Eu gostaria de ser muitas coisas que não tive tempo e competência para ser. A vida é curta e as artes são muitas. Gostaria de ser pianista, jardineiro, artista de ferro e vidro - talvez monge. E gostaria de ter sido um cozinheiro. Babette. Tita. Meu pai adorava cozinhar. Eu me lembro dele preparando os peixes, cuidadosamente puxando a linha que percorre o corpo dos papa-terras, curimbas, para que não ficassem com gosto de terra. E me lembro do seu rosto iluminado ao trazer para a mesa o peixe assado no forno.
Faz tempo, num espaço meu, eu gostava de reunir casais amigos uma vez por mês para cozinhar. Não os convidava para jantar. Convidava para cozinhar. A festa começava cedo, lá pelas seis da tarde. E todos se punham a trabalhar, descascando cebola, cortando tomates, preparando as carnes. Dizia Guimarães Rosa: "a coisa não está nem na partida e nem na chegada, mas na travessia." Comer é a chegada. Passa rápido. Mas a travessia é longa. Era na travessia que estava o nosso maior prazer. A gente ia cozinhando, bebericando, beliscando petiscos, rindo, conversando. Ao final, lá pelas onze, a gente comia. Naqueles tempos o que já tinha sido voltava a ser. A gente era feliz.
Sinto-me feliz cozinhando. Não sou cozinheiro. Preparo pratos simples. Gosto de inventar. O que mais gosto de fazer são as sopas. Vaca atolada, sopa de fubá, sopa de abóbora com maracujá, sopa de beringela, sopa da mandioquinha com manga, sopa de coentro... Você já ouviu falar em sopa de coentro? É sopa de portugueses pobres, deliciosa, com muito azeite e pão torrado. A sopa desce quente e, chegando no estômago, confirma...A culinária leva a gente bem próximo das feiticeiras. Como a Babette (A festa de Babette) e a Tita (Como água para chocolate)... (Correio Popular, Caderno C, 19/03/2000.)

2 comentários:

Anônimo disse...

Querida Leninha, que delícia ler o Rubem Alves e ainda mais ouvindo essa música...

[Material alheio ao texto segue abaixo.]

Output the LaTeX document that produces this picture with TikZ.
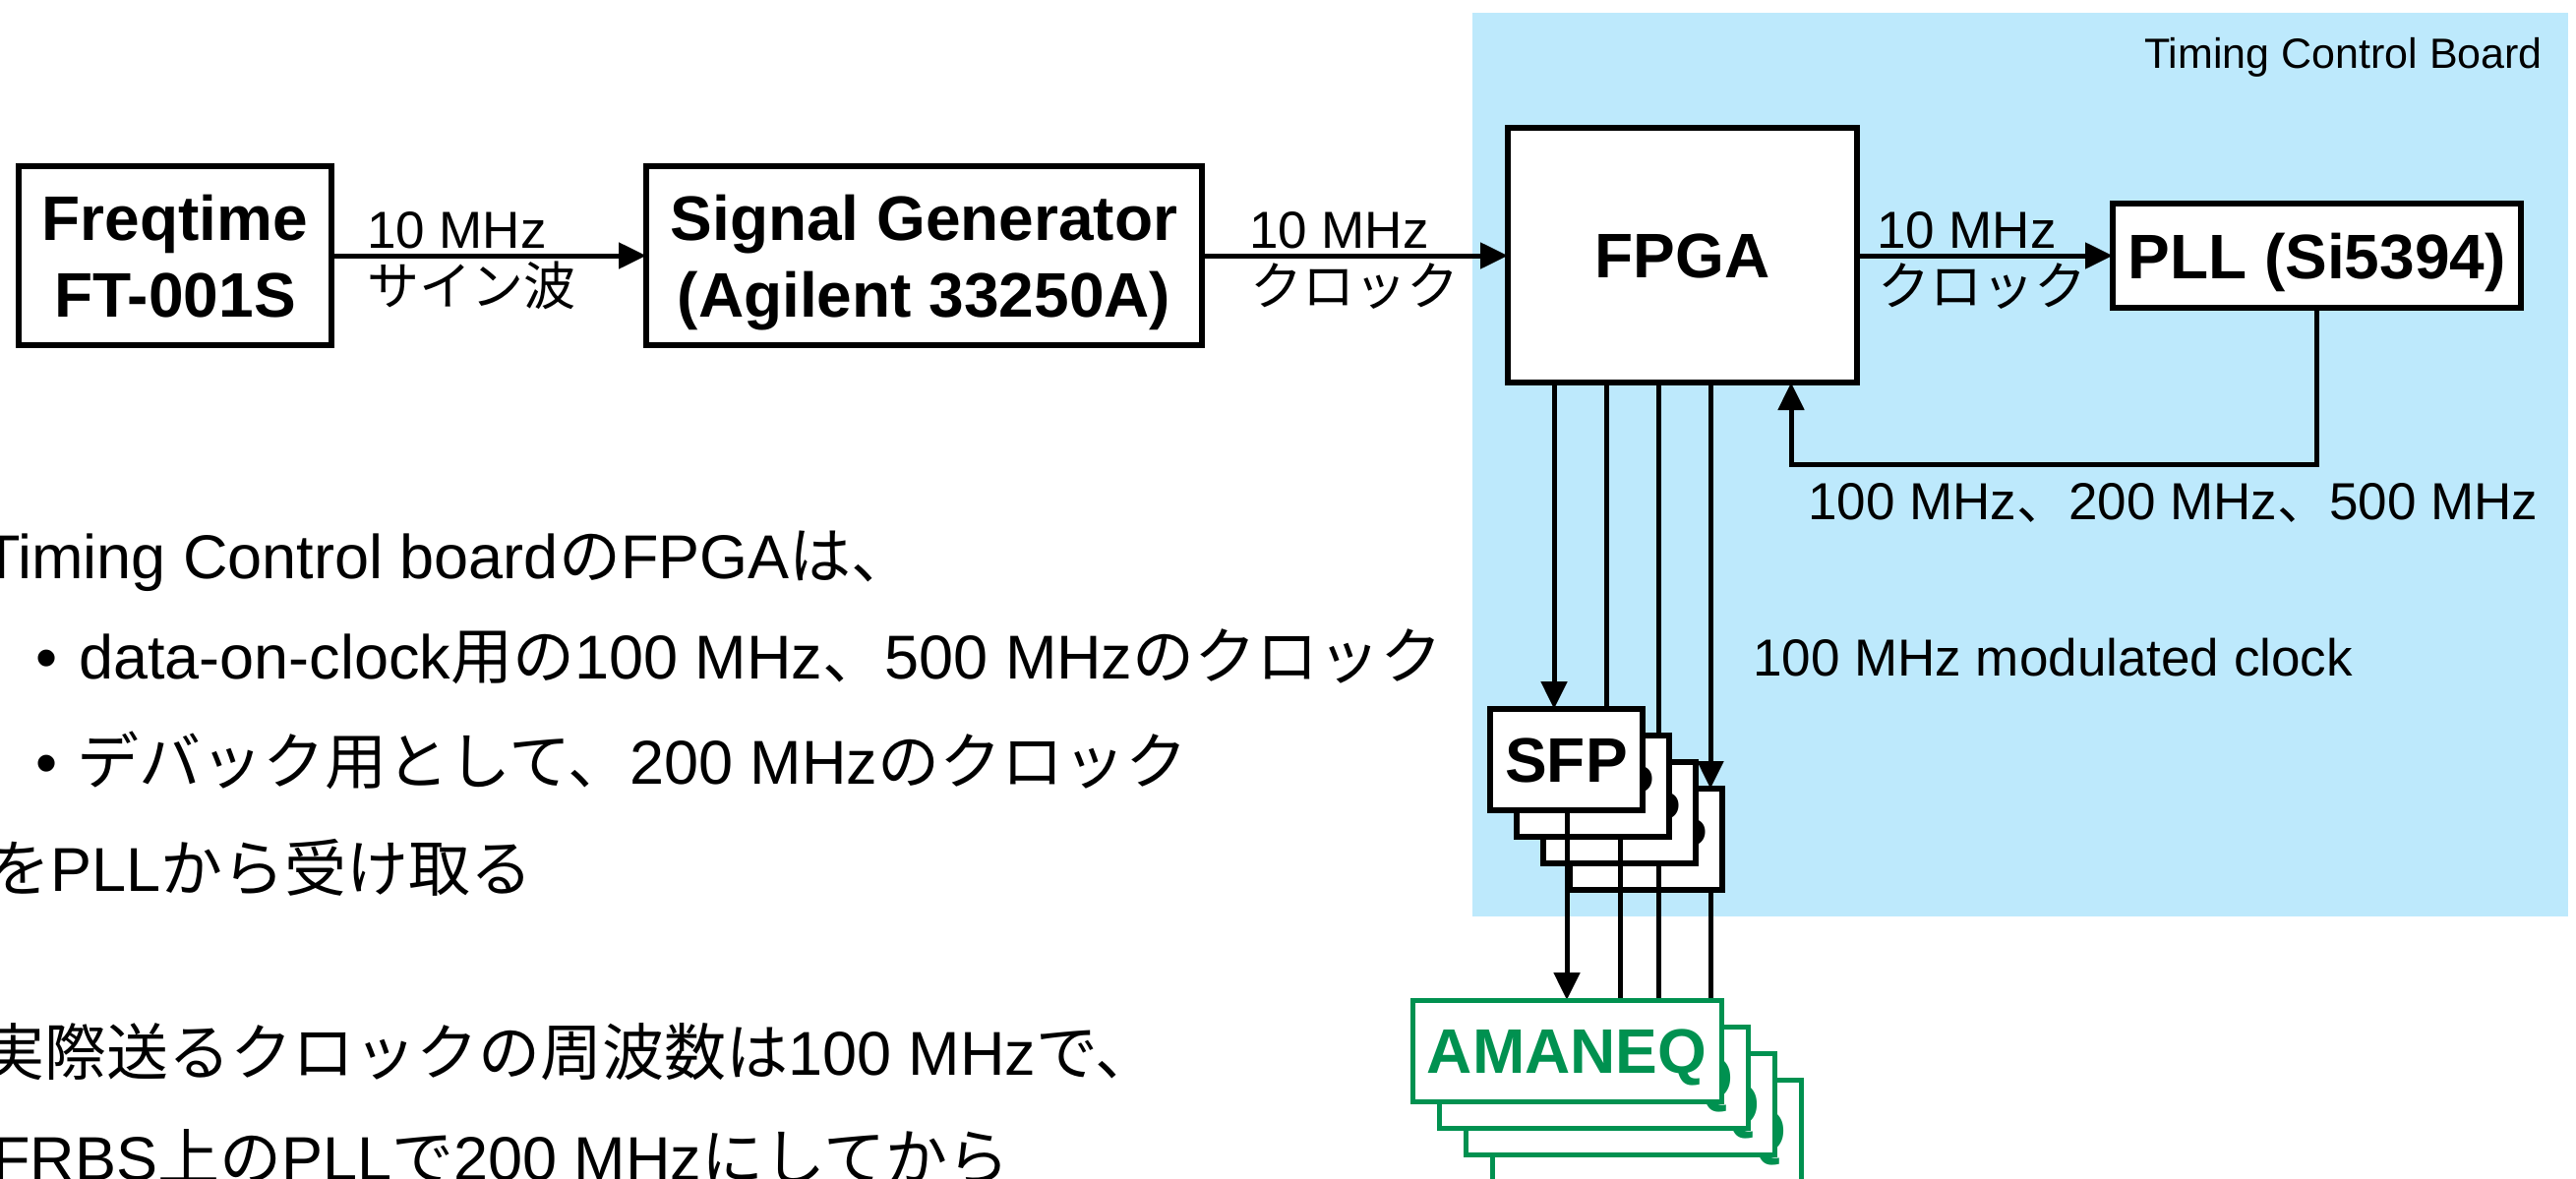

Esse texto é tão gostoso que me deu vontade até de mudar minha cozinha lá pra baixo, perto do meu quintal, onde ficam as minhas plantinhas, meus temperinhos que uso no dia a dia aqui em casa, você sabia que eu amo cozinhar? Pois é, adoro... a cozinha é assim pra mim, como no seu texto um lugar íntimo, lugar para conversar com as panelas, temperos, com o fogo e com o fogão, como seu texto diz, assim: sem pressa... beliscando um queijinho e cantando com a comida que vai sendo preparada com calma, amor, carinho... a pressa passa bem longe... Os fogões a lenha me lembram a casa da minha avó, eu era pequena e adorava ficar vendo a vó cozinhar e assim eu sentia aquele cheirinho que só o fogão a lenha é capaz de produzir, de transformar os alimentos... ai ai, quantas saudades despertadas aqui... Assim é a Leninha, faz o coração sorrir, se encher em lágrimas de emoção... e o Rubem Alves ficou aqui só de visita...rs, ele é um lindo, vi uma palestra dele na época da faculdade...
Tenho tanto pra dizer hoje... mas fico agora por aqui... deixando um beijinho, um abraço forte, todo o meu carinho e meu obrigada pela sua linda amizade... fica com Deus minha amiga tão tão tão querida! Su.

tecas disse...

Excelente « Cozinha» de Rubem Alves, querida Leninha. Uma delicia que ao ler, faz desejar remodelar a nossa cozinha, ( pelo menos a minha).Viver num andar...não dá para ter fogões de lenha. Assaltou-me uma vontade de deixar o andar e ir viver para a casa que tenho em P. de Lima. Saudade, da cozinha de minha avó, com espaço para receber mias de quarenta pessoas e saborear um belo jantar cozinhado no fogão de lenha.
Conhecia a poesia do Rubem,ignorava que escrevia textos geniais.Bem haja por os divulgar. Enriqueci. Bjito e uma flor.